Examining Our Works (Where’s the Fruit?)
But what about those who say they have faith, but don’t have works? This is what James is warning against and this is where we need God’s wisdom and discernment. We are needy people and can easily deceive ourselves (James 1:22). We need to be aware of what our lives are producing and why we’re producing it. This requires the help of God and others speaking into our lives.
So let’s examine ourselves and pray that God will reveal our hearts and intentions when it comes to works or the lack thereof. May we seek Him and seek help from others when we’re struggling. Let’s also strive to come alongside others as God provides opportunities to do so. Hebrews 10:24-25 reminds us that we should stir up one another to love and what? Good works…

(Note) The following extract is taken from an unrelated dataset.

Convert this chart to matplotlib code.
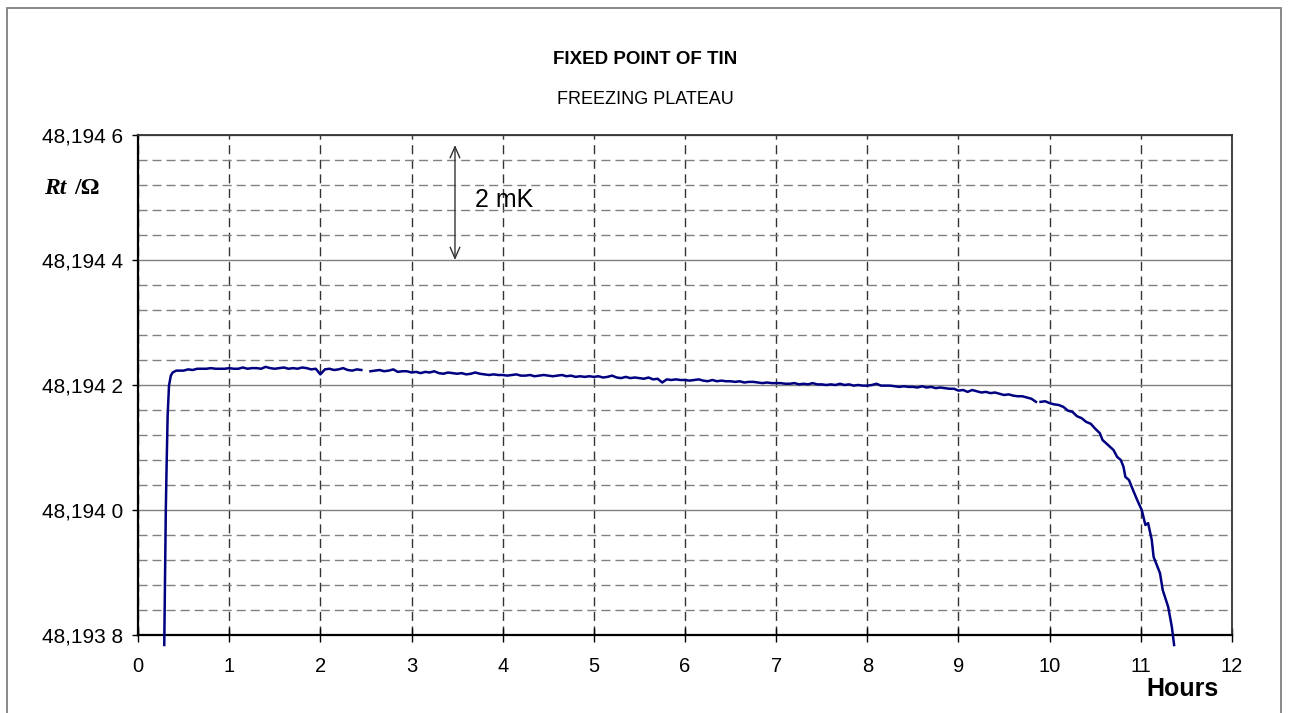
import matplotlib
matplotlib.use('Agg')
import matplotlib.pyplot as plt
import numpy as np
from matplotlib.patches import Rectangle

plt.rcParams['font.family'] = ['Liberation Sans', 'DejaVu Sans']
plt.rcParams['lines.scale_dashes'] = False

# ---------------- data ----------------
BASE = 48.1942          # ohm; values below are offsets in micro-ohm

rise_hours = [0.288, 0.296, 0.305, 0.315, 0.325, 0.340, 0.360, 0.380, 0.420]
rise_uohm = [-416, -310, -200, -120, -50, -1, 15, 20, 23]

seg1_start, seg1_step = 0.45, 0.05
seg1_uohm = [23, 23, 25, 24, 26, 26, 26, 27, 26, 26, 26,
             27, 26, 26, 28, 26, 27, 27, 26, 29, 27, 26, 27, 28, 26, 27, 26, 28, 27, 25, 26,
             17, 25, 26, 24, 25, 27, 24, 23, 25, 24]

seg2_start, seg2_step = 2.55, 0.05
seg2_uohm = [22, 23, 24, 22, 23, 25, 21, 22, 22,
             20, 21, 19, 21, 20, 22, 19, 18, 20, 19,
             18, 19, 17, 18, 20, 18, 17, 16, 17, 16,
             16, 15, 16, 17, 15, 15, 16, 14, 15, 16,
             15, 14, 15, 16, 14, 15, 13, 14, 13, 14,
             13, 14, 12, 13, 15, 12, 11, 13, 11, 12,
             11, 10, 12, 9, 10, 4, 9, 8, 9, 8,
             8, 7, 8, 9, 7, 6, 8, 6, 7, 6,
             6, 5, 6, 4, 5, 5, 4, 3, 4, 3,
             3, 3, 2, 2, 3, 1, 2, 1, 3, 1,
             1, 0, 1, 0, 2, 0, 1, -1, 0, -1,
             -1, 0, 2, -1, -1, -1, -2, -3, -2, -3,
             -3, -4, -2, -4, -3, -5, -4, -5, -6, -6,
             -9, -8, -11, -8, -10, -12, -11, -13, -12, -14,
             -16, -15, -17, -18, -18, -20, -22, -27]

seg3_start, seg3_step = 9.90, 0.05
seg3_uohm = [-27, -26, -29, -31, -32, -35, -41, -43, -50, -53, -59, -62, -70, -77]

fall_hours = [10.58, 10.64, 10.70, 10.74, 10.78, 10.81, 10.83, 10.87, 10.90, 10.96,
              11.01, 11.05, 11.08, 11.12, 11.14, 11.21, 11.24, 11.30, 11.34, 11.365]
fall_uohm = [-88, -96, -104, -115, -120, -131, -147, -152, -163, -184,
             -200, -224, -221, -248, -275, -301, -328, -355, -387, -416]

x_ticks = list(range(0, 13))
y_major = [48.1938, 48.1940, 48.1942, 48.1944, 48.1946]
y_tick_labels = ['48,193 8', '48,194 0', '48,194 2', '48,194 4', '48,194 6']

title = 'FIXED POINT OF TIN'
subtitle = 'FREEZING PLATEAU'
x_label = 'Hours'
mk_label = '2 mK'

# ---------------- build series ----------------
def seg(start, step, vals):
    h = [round(start + i * step, 3) for i in range(len(vals))]
    return h, list(vals)

h1, v1 = seg(seg1_start, seg1_step, seg1_uohm)
h2, v2 = seg(seg2_start, seg2_step, seg2_uohm)
h3, v3 = seg(seg3_start, seg3_step, seg3_uohm)

hours = rise_hours + h1 + [2.50] + h2 + [9.875] + h3 + fall_hours
uohm = rise_uohm + v1 + [np.nan] + v2 + [np.nan] + v3 + fall_uohm
hours = np.array(hours, dtype=float)
res = BASE + np.array(uohm, dtype=float) * 1e-6

# ---------------- figure ----------------
W, H = 1292, 713
fig = plt.figure(figsize=(W / 100, H / 100), dpi=100)
ax = fig.add_axes([138 / W, 1 - 635 / H, (1232 - 138) / W, (635 - 135) / H])

border = Rectangle((7 / W, -0.02), (1281 - 7) / W, (1 - 8 / H) + 0.02,
                   transform=fig.transFigure, fill=False, ec='#808080', lw=1.3)
fig.patches.append(border)

ax.plot(hours, res, color='#000080', lw=1.8, clip_on=False, zorder=5)

ax.set_xlim(0, 12)
ax.set_ylim(48.1938, 48.1946)
ax.set_xticks(x_ticks)
ax.set_yticks(y_major)
ax.set_yticklabels(y_tick_labels)
minor = [48.1938 + i * 0.00004 for i in range(21) if i % 5 != 0]
ax.set_yticks(minor, minor=True)

ax.yaxis.grid(True, which='major', color='#808080', lw=1.0, ls='-')
ax.yaxis.grid(True, which='minor', color='#808080', lw=1.0, ls=(0, (6.5, 3.6)))
ax.xaxis.grid(True, which='major', color='#333333', lw=1.0, ls=(0, (6.5, 4.0)))
ax.set_axisbelow(True)

ax.tick_params(axis='x', which='major', direction='inout', length=10, width=1,
               pad=11, labelsize=14.5, colors='black')
ax.tick_params(axis='y', which='major', direction='out', length=4.5, width=1,
               pad=6, labelsize=15, colors='black')
ax.tick_params(axis='y', which='minor', length=0)

for s in ['left', 'bottom']:
    ax.spines[s].set_linewidth(1.6)
    ax.spines[s].set_color('black')
for s in ['top', 'right']:
    ax.spines[s].set_linewidth(1.3)
    ax.spines[s].set_color('#333333')

# titles
fig.text(645 / W, 1 - 60 / H, title, ha='center', va='center', fontsize=13.5, fontweight='bold')
fig.text(645 / W, 1 - 99 / H, subtitle, ha='center', va='center', fontsize=13)

# y label
fig.text(44 / W, 1 - 188 / H, 'Rt', family=['Liberation Serif', 'DejaVu Serif'],
         style='italic', weight='bold', fontsize=17, va='center', ha='left')
fig.text(74 / W, 1 - 188 / H, '/Ω', family=['Liberation Serif', 'DejaVu Serif'],
         weight='bold', fontsize=17, va='center', ha='left')

# x label
fig.text(1182 / W, 1 - 689 / H, x_label, ha='center', va='center', fontsize=18, fontweight='bold')

# 2 mK arrow
ax.annotate('', xy=(3.477, 48.194584), xytext=(3.477, 48.1944),
            arrowprops=dict(arrowstyle='<->,head_length=0.8,head_width=0.35',
                            color='#333333', lw=1.0, shrinkA=0, shrinkB=0))
ax.text(3.70, 48.194496, mk_label, fontsize=18, ha='left', va='center')

fig.savefig('out.png', dpi=100)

I’m grateful for Ephesians 2:10 where Paul tells us how God has prepared our good works beforehand that we should walk in them. And we know that if God has prepared good works for us, He’ll provide all we need to carry them out (including one another). Therefore, whenever someone has God given faith, you will always find good works. They won’t be perfect works, but the direction of their lives will be looking to the Perfect One. For Christ is the Founder and Perfecter of our faith (Hebrews 12:2).
When it comes to faith, works, and belief, it’s wonderful to know that He authors it, He gives it, we believe it, and He perfects it! Aren’t you glad it’s not dependent on us to muster it?